Microsoft says Apple’s new game streaming rules create a ‘bad experience’

Microsoft's response comes after Apple rolled out new App Store rules demanding individual apps for each streamable game


Apple rolled out several new and clarified App Store guidelines this week, including new details on how it will allow game streaming on iOS and iPadOS platforms. Microsoft, unsurprisingly, wasn’t impressed. The company released the following statement to The Verge:

“This remains a bad experience for customers. Gamers want to jump directly into a game from their curated catalog [sic] within one app just like they do with movies or songs, and not be forced to download over 100 apps to play individual games from the cloud. We’re committed to putting gamers at the center [sic] of everything we do, and providing a great experience is core to that mission.”

In case you didn’t see the new guidelines, Apple decided that it would allow game streaming services like Microsoft’s xCloud, but with the condition that every game be available individually as an app on the App Store.

In other words, players would have to individually download what is essentially a ‘wrapper’ that handles the streaming for each game. That goes contrary to what Microsoft intends for xCloud, which acts more like a Netflix or Spotify service where customers pay a subscription fee and have access to streamable game content from hundreds of developers and publishers.

Apple does say it will allow catalogue apps, but those apps must link back to the individual App Store packages.

Individual apps mean each streamable game is subject to App Store rules, including the 30 percent cut

Understandably, Microsoft isn’t a fan of the idea. It likens the system to Apple forcing services like Netflix or Spotify make customers to individually download each movie or song they want to stream from the App Store.

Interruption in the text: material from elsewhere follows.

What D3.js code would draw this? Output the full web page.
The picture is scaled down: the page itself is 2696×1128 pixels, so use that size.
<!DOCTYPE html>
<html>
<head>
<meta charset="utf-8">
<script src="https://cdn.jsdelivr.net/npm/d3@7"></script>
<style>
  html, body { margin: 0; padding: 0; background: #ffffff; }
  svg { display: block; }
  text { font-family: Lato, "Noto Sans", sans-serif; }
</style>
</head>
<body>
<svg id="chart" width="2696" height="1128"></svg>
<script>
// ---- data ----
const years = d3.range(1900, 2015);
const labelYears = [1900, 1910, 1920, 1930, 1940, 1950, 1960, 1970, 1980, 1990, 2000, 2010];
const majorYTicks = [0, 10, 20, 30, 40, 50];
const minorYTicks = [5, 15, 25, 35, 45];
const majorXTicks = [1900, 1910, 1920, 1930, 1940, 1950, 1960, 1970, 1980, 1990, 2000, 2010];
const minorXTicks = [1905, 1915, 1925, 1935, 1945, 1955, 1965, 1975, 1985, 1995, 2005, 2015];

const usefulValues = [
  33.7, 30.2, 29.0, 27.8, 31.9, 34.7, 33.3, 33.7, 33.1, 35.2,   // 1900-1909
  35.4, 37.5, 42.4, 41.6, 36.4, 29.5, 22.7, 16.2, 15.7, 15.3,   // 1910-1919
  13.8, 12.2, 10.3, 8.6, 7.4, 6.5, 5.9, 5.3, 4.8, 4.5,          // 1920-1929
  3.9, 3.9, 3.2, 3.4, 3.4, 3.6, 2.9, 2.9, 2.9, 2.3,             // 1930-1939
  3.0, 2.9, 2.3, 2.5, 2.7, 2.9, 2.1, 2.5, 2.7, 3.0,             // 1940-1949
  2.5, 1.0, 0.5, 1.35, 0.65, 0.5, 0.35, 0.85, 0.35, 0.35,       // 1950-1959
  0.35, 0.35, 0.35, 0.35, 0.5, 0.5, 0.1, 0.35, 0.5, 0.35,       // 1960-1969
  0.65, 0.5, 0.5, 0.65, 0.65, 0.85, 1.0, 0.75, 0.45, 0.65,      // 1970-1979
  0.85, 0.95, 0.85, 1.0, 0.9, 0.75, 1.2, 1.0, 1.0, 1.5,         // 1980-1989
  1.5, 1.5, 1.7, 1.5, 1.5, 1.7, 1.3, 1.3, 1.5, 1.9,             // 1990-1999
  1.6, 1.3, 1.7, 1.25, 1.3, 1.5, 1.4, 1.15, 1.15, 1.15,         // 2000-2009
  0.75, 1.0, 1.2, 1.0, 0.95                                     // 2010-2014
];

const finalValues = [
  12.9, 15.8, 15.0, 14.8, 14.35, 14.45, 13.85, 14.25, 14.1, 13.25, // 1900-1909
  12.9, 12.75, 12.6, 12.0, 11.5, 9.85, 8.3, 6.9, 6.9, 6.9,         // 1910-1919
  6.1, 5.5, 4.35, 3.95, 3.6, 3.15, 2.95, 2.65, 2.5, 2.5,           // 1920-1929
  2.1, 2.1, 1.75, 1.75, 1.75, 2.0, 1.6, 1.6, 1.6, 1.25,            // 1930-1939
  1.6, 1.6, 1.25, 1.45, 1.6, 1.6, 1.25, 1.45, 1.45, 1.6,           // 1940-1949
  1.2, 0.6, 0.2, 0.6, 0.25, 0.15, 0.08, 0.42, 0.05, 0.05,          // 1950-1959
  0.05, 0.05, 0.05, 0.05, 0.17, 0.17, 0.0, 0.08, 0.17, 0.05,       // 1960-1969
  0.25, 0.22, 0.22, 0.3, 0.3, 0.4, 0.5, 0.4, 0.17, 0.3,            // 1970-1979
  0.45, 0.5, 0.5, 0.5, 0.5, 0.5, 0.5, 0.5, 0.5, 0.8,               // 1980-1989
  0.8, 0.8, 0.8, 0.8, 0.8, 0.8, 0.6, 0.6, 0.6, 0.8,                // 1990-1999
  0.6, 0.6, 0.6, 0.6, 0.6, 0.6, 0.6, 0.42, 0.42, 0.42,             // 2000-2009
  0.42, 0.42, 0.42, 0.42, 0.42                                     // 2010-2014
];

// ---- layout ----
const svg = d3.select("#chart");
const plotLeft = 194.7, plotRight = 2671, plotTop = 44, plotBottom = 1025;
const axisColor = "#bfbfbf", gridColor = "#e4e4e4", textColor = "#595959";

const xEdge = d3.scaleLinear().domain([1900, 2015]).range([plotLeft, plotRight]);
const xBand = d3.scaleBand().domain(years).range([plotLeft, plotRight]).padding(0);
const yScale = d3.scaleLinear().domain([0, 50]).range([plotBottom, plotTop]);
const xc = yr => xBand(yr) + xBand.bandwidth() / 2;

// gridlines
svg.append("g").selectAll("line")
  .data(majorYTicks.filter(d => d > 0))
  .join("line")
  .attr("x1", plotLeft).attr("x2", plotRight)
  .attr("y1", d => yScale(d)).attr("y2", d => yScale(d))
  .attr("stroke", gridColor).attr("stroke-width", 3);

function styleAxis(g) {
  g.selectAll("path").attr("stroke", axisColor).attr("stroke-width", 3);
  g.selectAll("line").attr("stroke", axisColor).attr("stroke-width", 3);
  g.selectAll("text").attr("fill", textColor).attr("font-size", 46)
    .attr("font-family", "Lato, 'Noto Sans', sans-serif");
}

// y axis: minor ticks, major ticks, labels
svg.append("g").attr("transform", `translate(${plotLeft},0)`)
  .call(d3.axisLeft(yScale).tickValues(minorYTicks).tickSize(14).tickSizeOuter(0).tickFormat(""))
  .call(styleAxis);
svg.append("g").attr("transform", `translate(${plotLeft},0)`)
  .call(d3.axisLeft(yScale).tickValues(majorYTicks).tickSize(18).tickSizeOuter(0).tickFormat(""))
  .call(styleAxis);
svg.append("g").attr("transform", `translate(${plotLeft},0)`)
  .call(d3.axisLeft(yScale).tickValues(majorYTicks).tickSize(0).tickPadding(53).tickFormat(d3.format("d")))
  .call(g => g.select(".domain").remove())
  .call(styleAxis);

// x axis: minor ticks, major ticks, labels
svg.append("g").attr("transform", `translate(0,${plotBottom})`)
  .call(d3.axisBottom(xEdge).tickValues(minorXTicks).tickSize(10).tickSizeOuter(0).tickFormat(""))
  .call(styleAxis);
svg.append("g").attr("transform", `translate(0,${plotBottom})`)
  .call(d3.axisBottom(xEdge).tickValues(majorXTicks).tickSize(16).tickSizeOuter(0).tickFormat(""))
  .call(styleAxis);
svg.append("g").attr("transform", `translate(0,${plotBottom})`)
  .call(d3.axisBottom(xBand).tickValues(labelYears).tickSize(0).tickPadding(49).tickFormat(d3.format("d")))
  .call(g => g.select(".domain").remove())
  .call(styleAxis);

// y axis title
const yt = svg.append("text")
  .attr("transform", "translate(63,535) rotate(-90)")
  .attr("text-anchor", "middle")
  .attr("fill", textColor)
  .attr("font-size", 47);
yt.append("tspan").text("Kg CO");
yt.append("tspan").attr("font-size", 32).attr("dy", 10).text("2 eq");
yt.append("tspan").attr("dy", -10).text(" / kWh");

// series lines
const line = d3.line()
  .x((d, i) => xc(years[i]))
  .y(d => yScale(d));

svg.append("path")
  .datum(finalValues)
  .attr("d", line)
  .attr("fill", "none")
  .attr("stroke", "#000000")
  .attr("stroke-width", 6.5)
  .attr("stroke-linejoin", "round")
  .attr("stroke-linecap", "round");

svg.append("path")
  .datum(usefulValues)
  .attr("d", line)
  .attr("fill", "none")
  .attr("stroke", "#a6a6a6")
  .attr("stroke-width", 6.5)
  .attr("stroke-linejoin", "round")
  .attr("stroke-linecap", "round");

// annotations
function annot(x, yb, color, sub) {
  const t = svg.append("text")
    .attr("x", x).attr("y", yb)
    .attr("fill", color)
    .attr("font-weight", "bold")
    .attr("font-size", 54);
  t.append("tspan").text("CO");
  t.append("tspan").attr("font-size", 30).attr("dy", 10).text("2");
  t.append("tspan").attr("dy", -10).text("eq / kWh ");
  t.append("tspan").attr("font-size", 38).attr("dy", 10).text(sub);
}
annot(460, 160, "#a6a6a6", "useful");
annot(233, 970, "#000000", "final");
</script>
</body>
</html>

Likewise, Apple previously said it wouldn’t allow game streaming apps on the App Store since it couldn’t review each game, but the company doesn’t review every show or song available through other streaming apps.

The Verge points out that if Microsoft went along with Apple’s suggestion and added every single streamable game as an individual app, then each would be subject to Apple’s typical App Store rules, including the contentious 30 percent cut that Apple takes from in-app purchases and subscriptions (that drops to 15 percent after the first year).

Apple’s 30 percent cut is at the centre of a legal battle between it and Epic Games, which accused the company of leveraging its control over the App Store and iOS to force developers to pay fees and block competition. Unsurprisingly, Microsoft previously sided with Epic in the fight against Apple, although it’s interesting to note that it also charges a 30 percent cut for content on the Xbox Games Store.

Microsoft didn’t specify whether it would rework xCloud to work with Apple’s new rules, but I suspect it won’t. Even if Microsoft did, the experience would likely not be great for users who would need to download tens or hundreds of apps and clutter up their iPhones just to stream those games.